Toyota hit by supply doubts
TOYOTA Motors posted a 52 per cent fall in quarterly operating profit yesterday and gave no annual forecasts, as expected, as it struggles to measure the scope of the disruption to production after the 11 March earthquake.
The world’s biggest automaker is facing another tough year as a severe shortage of parts caused by Japan’s biggest earthquake on record hammers production just as it was putting its recall woes behind it.
Toyota has said it expects to return to full production by November or December from less than half of planned volumes now, but has stopped short of specifying how fast it would get there. It denied reports that normal production would come two to three months earlier than planned.
Toyota said its January-March operating profit was 46.1bn yen ($570 million), compared with an average estimate of 94.6bn yen from 17 analysts who revised their numbers after the quake.

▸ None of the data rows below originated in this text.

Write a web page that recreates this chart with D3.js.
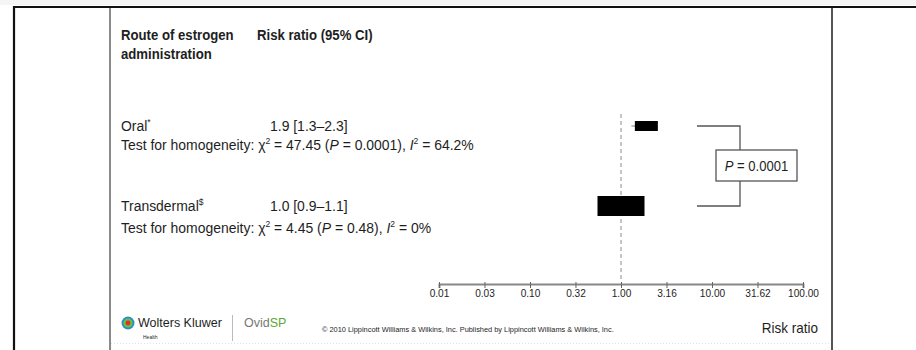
<!DOCTYPE html>
<html>
<head>
<meta charset="utf-8">
<script src="https://cdn.jsdelivr.net/npm/d3@7/dist/d3.min.js"></script>
<style>
  html, body { margin: 0; padding: 0; background: #fff; }
  svg { display: block; }
  text { font-family: "Liberation Sans", Arial, sans-serif; fill: #1e1e1e; }
</style>
</head>
<body>
<svg id="chart" width="916" height="350"></svg>
<script>
// Pooled risk ratios by route of estrogen administration
const routes = ["Oral", "Transdermal"];
const routeMarks = ["*", "$"];
const riskRatio = [1.9, 1.0];
const ciLow = [1.3, 0.9];
const ciHigh = [2.3, 1.1];
const ciText = ["1.9 [1.3\u20132.3]", "1.0 [0.9\u20131.1]"];
const chiSquare = ["47.45", "4.45"];
const pHomogeneity = ["0.0001", "0.48"];
const iSquare = ["64.2%", "0%"];
const pBetweenRoutes = "0.0001";
const tickValues = [0.01, 0.0316, 0.1, 0.316, 1, 3.162, 10, 31.62, 100];

const svg = d3.select("#chart");

// text placed in a squeezed group so it reads as a condensed font
function label(parent, x, y, size, squeeze, anchor) {
  return parent.append("g")
    .attr("transform", `translate(${x},${y}) scale(${squeeze},1)`)
    .append("text").attr("font-size", size).attr("text-anchor", anchor || "start");
}

// frame of the slide
svg.append("rect").attr("x", 0).attr("y", 0).attr("width", 916).attr("height", 5).attr("fill", "#f5f5f5");
svg.append("line").attr("x1", 13).attr("x2", 916).attr("y1", 7).attr("y2", 7)
  .attr("stroke", "#111").attr("stroke-width", 2.2);
svg.append("line").attr("x1", 14).attr("x2", 14).attr("y1", 6).attr("y2", 350)
  .attr("stroke", "#111").attr("stroke-width", 2.2);
svg.append("line").attr("x1", 110).attr("x2", 110).attr("y1", 8).attr("y2", 350)
  .attr("stroke", "#8a8a8a").attr("stroke-width", 2);
svg.append("line").attr("x1", 832).attr("x2", 832).attr("y1", 8).attr("y2", 350)
  .attr("stroke", "#555").attr("stroke-width", 2);
svg.append("line").attr("x1", 111).attr("x2", 831).attr("y1", 343.5).attr("y2", 343.5)
  .attr("stroke", "#e2e2e2").attr("stroke-width", 1).attr("stroke-dasharray", "1,2");

// scales
const x = d3.scaleLog().domain([0.01, 100]).range([439, 803]);
const y = d3.scalePoint().domain(routes).range([126, 206]);

// column headers
label(svg, 121, 40, 15.5, 0.85).attr("font-weight", "bold").text("Route of estrogen");
label(svg, 121, 59, 15.5, 0.85).attr("font-weight", "bold").text("administration");
label(svg, 257, 40, 15.5, 0.85).attr("font-weight", "bold").text("Risk ratio (95% CI)");

// row labels and homogeneity tests
const BODY = 15.5, SQ = 0.9;
routes.forEach((r, i) => {
  const base = y(r) + 5;
  const lab = label(svg, 121, base, BODY, SQ);
  lab.append("tspan").text(r);
  lab.append("tspan").attr("dy", -6).attr("font-size", 9.5).text(routeMarks[i]);
  label(svg, 270, base, BODY, SQ).text(ciText[i]);

  const t = label(svg, 121, base + (i === 0 ? 19 : 22), BODY, SQ);
  t.append("tspan").text("Test for homogeneity: \u03c7");
  t.append("tspan").attr("dy", -6).attr("font-size", 9.5).text("2");
  t.append("tspan").attr("dy", 6).text(" = " + chiSquare[i] + " (");
  t.append("tspan").attr("font-style", "italic").text("P");
  t.append("tspan").text(" = " + pHomogeneity[i] + "), ");
  t.append("tspan").attr("font-style", "italic").text("I");
  t.append("tspan").attr("dy", -6).attr("font-size", 9.5).text("2");
  t.append("tspan").attr("dy", 6).text(" = " + iSquare[i]);
});

// line of no effect
svg.append("line").attr("x1", x(1)).attr("x2", x(1)).attr("y1", 114).attr("y2", 282)
  .attr("stroke", "#8c8c8c").attr("stroke-width", 1).attr("stroke-dasharray", "4,3");

// confidence intervals and pooled estimates
const boxSize = [{ w: 23, h: 10 }, { w: 47, h: 20 }];
routes.forEach((r, i) => {
  svg.append("line").attr("x1", x(ciLow[i])).attr("x2", x(ciHigh[i]))
    .attr("y1", y(r)).attr("y2", y(r)).attr("stroke", "#aaa").attr("stroke-width", 1.5);
  svg.append("rect")
    .attr("x", x(riskRatio[i]) - boxSize[i].w / 2).attr("y", y(r) - boxSize[i].h / 2)
    .attr("width", boxSize[i].w).attr("height", boxSize[i].h).attr("fill", "#000");
});

// comparison bracket between routes
const bx0 = 697, bx1 = 740;
const pBox = { x: 716, y: 150, w: 81, h: 31 };
svg.append("path")
  .attr("d", `M${bx0},${y(routes[0])}H${bx1}V${pBox.y}M${bx1},${pBox.y + pBox.h}V${y(routes[1])}H${bx0}`)
  .attr("fill", "none").attr("stroke", "#555").attr("stroke-width", 1.3);
svg.append("rect").attr("x", pBox.x).attr("y", pBox.y).attr("width", pBox.w).attr("height", pBox.h)
  .attr("fill", "#fff").attr("stroke", "#555").attr("stroke-width", 1.3);
const pt = label(svg, pBox.x + pBox.w / 2, pBox.y + pBox.h / 2 + 5.5, 14.5, 0.9, "middle");
pt.append("tspan").attr("font-style", "italic").text("P");
pt.append("tspan").text(" = " + pBetweenRoutes);

// log axis
const axis = d3.axisBottom(x).tickValues(tickValues).tickFormat(d3.format(".2f")).tickSizeOuter(0).tickSize(4);
const ax = svg.append("g").attr("transform", "translate(0,284)").call(axis);
ax.select(".domain").attr("stroke", "#888").attr("stroke-width", 2);
ax.selectAll(".tick line").attr("stroke", "#666").attr("y1", -2);
ax.selectAll(".tick text")
  .attr("font-size", 11.5).attr("font-family", "Liberation Sans, Arial, sans-serif")
  .attr("fill", "#333").attr("dy", "0.5em")
  .attr("transform", "scale(0.88,1)");
label(svg, 818, 333, 15, 0.9, "end").text("Risk ratio");

// publisher footer
const logo = svg.append("g").attr("transform", "translate(128,323)");
logo.append("circle").attr("r", 6.5).attr("fill", "#2b8fcf");
logo.append("circle").attr("r", 4.6).attr("fill", "#6cbf3a");
logo.append("circle").attr("r", 2.4).attr("fill", "#e0302b");
svg.append("text").attr("x", 138).attr("y", 327).attr("font-size", 12.5)
  .attr("fill", "#666").text("Wolters Kluwer");
svg.append("text").attr("x", 143).attr("y", 339).attr("font-size", 5)
  .attr("fill", "#2a7fc0").text("Health");
svg.append("line").attr("x1", 232.5).attr("x2", 232.5).attr("y1", 315).attr("y2", 341)
  .attr("stroke", "#bbb").attr("stroke-width", 1);
const ovid = svg.append("text").attr("x", 244).attr("y", 327).attr("font-size", 12.5);
ovid.append("tspan").attr("fill", "#777").text("Ovid");
ovid.append("tspan").attr("fill", "#5aa832").text("SP");
svg.append("text").attr("x", 322).attr("y", 332).attr("font-size", 7.4)
  .attr("fill", "#999")
  .text("\u00a9 2010 Lippincott Williams & Wilkins, Inc.  Published by Lippincott Williams & Wilkins, Inc.");
</script>
</body>
</html>
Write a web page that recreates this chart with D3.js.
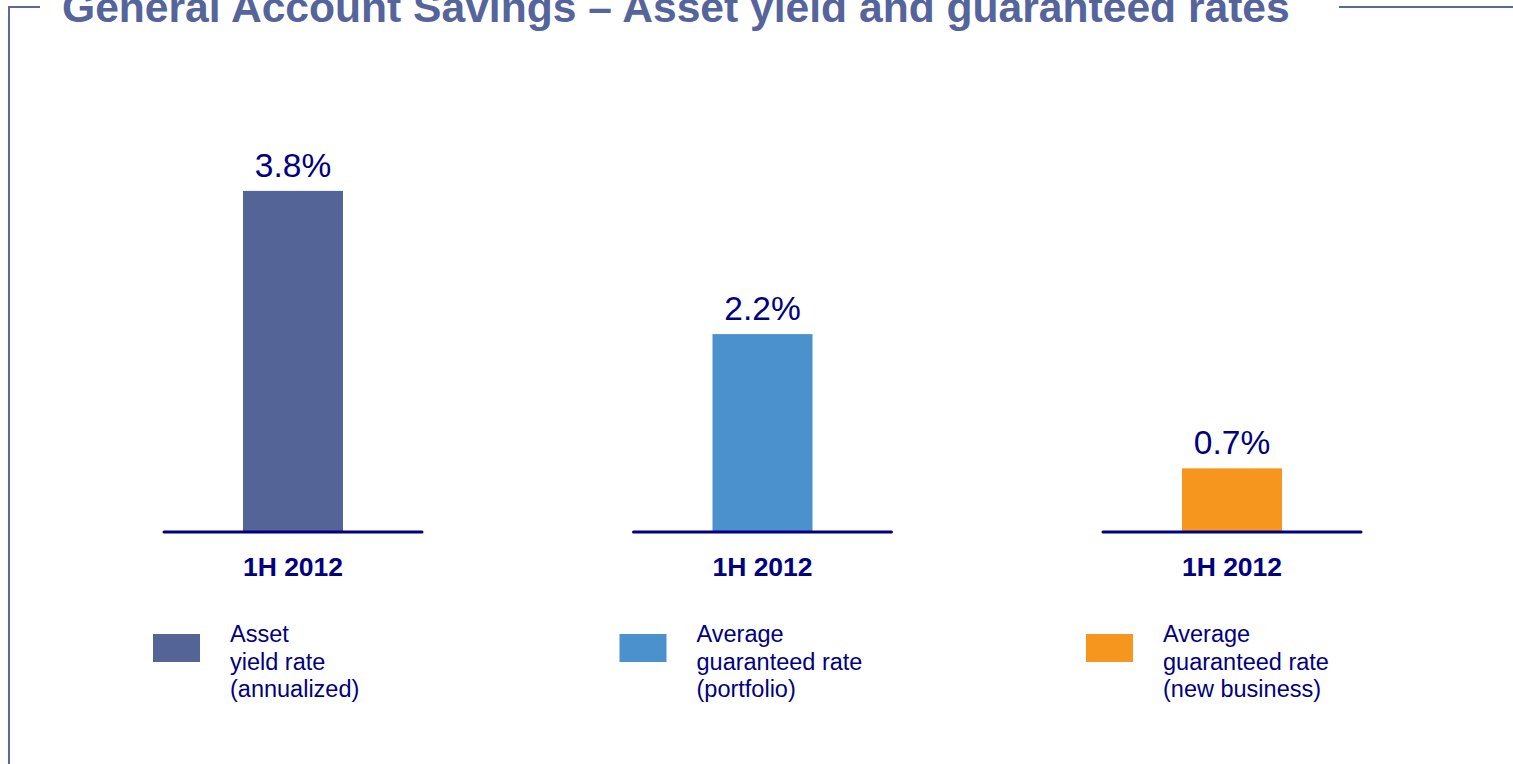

Fourth-quarter net profit, which includes earnings made in China, fell 77 per cent to 25.4bn yen.
Among Japan’s top car makers, Toyota is most exposed to disruption, making 38 per cent of its cars at home compared to 25 per cent for Honda Motor and Nissan Motor.
Koichi Ogawa, chief portfolio manager at Daiwa Investments, said: “The focus going ahead for Toyota is what it expects its forecast to be and right now it is very unclear, especially if it can only can operate at 50 per cent capacity between April and June, which will make it hard for it to lift profits.”
“I expect (profits) to recover in the second half and to grow next year, but Toyota needs to rethink its global production strategy in the mid-term.”